**** INFORMATION SUPPLIED ****
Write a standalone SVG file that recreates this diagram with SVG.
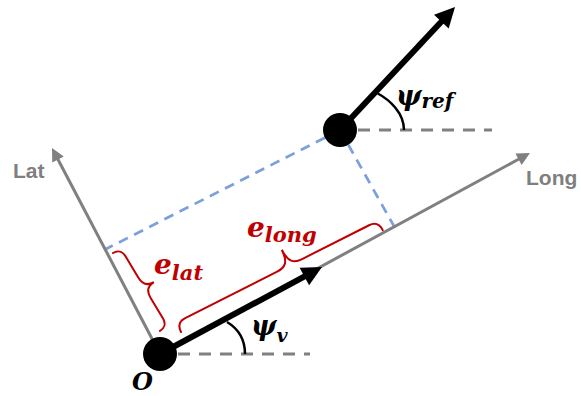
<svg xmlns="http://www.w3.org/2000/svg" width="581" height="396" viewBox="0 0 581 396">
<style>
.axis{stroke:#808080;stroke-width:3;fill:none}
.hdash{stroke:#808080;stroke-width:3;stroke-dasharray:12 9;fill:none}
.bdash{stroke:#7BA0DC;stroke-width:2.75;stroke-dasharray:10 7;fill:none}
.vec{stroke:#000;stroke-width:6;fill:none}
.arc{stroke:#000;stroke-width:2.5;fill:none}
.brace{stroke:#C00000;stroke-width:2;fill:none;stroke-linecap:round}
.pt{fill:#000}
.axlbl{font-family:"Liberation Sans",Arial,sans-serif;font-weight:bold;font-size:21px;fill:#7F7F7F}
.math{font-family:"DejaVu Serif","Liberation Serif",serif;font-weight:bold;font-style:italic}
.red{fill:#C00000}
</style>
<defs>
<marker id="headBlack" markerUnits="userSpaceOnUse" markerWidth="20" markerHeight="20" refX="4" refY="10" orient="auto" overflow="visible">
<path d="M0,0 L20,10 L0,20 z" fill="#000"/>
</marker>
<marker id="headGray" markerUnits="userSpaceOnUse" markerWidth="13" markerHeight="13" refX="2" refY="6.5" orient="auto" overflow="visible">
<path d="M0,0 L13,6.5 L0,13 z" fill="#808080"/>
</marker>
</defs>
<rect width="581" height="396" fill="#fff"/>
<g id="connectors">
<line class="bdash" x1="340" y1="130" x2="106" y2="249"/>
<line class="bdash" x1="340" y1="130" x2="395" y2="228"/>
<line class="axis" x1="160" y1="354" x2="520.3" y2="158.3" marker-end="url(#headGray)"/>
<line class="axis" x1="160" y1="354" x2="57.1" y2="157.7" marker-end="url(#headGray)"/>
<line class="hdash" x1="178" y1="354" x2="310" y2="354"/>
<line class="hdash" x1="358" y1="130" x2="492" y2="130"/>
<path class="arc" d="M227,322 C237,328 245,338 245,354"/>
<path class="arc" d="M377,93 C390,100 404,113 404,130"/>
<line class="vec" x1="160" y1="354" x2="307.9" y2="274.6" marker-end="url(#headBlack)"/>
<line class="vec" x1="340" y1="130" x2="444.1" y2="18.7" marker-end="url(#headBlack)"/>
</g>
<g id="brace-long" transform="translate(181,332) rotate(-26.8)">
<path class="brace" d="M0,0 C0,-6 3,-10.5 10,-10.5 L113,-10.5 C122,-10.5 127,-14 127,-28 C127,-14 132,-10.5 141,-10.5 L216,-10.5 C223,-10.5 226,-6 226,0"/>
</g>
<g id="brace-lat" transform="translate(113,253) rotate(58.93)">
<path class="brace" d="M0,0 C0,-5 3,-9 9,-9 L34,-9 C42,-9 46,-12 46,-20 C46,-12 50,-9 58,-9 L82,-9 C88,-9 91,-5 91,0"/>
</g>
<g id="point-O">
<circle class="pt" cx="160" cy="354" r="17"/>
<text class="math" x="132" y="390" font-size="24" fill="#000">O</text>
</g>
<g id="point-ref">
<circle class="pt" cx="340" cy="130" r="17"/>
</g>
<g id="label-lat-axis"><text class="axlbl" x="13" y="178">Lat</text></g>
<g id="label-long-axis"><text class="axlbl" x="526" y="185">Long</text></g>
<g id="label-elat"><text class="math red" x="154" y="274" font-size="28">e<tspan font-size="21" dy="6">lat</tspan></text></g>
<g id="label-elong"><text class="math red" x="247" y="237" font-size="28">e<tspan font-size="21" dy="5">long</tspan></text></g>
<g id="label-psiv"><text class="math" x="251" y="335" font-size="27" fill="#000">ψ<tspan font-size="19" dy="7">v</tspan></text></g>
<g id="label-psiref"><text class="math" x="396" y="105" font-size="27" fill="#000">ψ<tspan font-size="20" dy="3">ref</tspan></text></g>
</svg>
****
**** INFORMATION SUPPLIED ****
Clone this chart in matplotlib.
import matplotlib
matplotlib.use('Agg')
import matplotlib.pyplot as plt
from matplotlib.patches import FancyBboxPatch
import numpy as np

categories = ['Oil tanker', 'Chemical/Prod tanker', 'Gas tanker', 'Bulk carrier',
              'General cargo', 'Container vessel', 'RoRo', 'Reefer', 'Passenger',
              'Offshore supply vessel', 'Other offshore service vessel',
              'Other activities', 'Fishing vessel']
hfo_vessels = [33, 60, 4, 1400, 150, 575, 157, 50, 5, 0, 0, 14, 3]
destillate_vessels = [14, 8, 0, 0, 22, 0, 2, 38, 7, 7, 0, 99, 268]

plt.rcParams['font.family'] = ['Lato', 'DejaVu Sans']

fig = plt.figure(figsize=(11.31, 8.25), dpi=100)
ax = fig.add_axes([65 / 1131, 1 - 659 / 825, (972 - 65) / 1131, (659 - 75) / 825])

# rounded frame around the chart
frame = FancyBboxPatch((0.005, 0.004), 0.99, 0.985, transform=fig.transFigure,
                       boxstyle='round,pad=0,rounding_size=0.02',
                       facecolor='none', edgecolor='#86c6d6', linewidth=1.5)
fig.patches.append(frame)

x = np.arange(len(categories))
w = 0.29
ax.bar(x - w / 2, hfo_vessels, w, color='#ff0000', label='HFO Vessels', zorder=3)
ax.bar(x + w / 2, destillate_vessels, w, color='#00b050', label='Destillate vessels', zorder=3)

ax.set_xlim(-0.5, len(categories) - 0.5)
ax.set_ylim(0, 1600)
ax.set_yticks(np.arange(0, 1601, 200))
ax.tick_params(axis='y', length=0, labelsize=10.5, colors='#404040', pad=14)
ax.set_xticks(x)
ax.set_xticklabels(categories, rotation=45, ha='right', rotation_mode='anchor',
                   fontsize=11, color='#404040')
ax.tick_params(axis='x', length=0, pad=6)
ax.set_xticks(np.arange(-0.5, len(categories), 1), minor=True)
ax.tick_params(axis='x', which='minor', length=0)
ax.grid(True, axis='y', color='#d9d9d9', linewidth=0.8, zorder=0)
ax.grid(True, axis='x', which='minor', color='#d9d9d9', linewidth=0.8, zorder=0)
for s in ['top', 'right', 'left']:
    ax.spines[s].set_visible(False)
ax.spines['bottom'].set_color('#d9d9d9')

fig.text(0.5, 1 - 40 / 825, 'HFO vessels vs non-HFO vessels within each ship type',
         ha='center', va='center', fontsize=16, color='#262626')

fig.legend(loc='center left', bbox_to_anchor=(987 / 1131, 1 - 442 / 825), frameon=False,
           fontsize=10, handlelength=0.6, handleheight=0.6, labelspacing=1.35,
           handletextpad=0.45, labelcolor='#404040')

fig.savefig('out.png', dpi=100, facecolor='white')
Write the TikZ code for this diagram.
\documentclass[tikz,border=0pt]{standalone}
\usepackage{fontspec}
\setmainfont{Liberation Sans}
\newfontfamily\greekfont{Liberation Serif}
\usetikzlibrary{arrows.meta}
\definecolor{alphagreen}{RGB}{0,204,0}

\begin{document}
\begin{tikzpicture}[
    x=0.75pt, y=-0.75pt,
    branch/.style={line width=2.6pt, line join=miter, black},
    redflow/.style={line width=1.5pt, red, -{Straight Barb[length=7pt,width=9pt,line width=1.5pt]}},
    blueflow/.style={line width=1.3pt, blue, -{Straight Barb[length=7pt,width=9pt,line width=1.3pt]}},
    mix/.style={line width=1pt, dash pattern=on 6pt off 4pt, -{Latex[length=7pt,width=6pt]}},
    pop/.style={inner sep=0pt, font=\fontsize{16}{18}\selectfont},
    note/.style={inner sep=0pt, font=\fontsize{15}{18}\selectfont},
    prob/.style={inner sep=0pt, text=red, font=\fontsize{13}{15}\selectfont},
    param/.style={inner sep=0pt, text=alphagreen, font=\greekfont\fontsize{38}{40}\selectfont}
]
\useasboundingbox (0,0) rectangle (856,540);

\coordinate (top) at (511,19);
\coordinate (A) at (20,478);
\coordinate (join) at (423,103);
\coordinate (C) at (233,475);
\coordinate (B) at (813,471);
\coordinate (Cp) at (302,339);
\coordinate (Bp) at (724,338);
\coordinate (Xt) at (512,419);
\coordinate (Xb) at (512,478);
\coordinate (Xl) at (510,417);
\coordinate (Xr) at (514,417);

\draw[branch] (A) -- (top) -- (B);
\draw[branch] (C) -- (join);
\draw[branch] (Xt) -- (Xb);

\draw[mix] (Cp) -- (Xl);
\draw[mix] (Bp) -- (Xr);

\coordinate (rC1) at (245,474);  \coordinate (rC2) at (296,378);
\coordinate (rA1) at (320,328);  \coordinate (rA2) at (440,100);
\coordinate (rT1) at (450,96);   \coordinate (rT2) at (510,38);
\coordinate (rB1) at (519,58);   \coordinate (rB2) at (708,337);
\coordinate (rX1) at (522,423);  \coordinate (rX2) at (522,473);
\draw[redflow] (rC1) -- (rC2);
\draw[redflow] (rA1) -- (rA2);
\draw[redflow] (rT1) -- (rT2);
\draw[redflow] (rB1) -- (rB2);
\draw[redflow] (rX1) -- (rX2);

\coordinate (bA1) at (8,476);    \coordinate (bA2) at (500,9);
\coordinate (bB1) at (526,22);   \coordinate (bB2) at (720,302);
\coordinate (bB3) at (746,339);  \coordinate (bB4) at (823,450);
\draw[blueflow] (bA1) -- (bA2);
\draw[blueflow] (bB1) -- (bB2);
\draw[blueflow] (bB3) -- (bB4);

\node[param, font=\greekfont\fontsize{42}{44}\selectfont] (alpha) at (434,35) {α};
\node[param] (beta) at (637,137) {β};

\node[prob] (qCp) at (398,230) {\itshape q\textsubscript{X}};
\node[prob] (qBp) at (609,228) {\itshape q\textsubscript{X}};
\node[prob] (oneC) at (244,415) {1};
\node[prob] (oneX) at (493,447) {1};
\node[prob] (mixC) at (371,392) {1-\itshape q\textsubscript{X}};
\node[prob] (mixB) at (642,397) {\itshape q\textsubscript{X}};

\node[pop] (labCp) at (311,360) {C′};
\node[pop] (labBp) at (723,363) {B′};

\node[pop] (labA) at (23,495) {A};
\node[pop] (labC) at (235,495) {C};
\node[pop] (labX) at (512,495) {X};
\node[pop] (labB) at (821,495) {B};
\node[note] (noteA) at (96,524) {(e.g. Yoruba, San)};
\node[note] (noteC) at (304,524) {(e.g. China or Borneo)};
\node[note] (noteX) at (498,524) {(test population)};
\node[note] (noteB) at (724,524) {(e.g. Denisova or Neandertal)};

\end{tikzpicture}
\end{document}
****
* **INSTRUCTIONS TO FOLLOW**
Select the lines from the entries that include the word "standalone".

* **EXERCISE OUTPUT**
Write a standalone SVG file that recreates this diagram with SVG.
\documentclass[tikz,border=0pt]{standalone}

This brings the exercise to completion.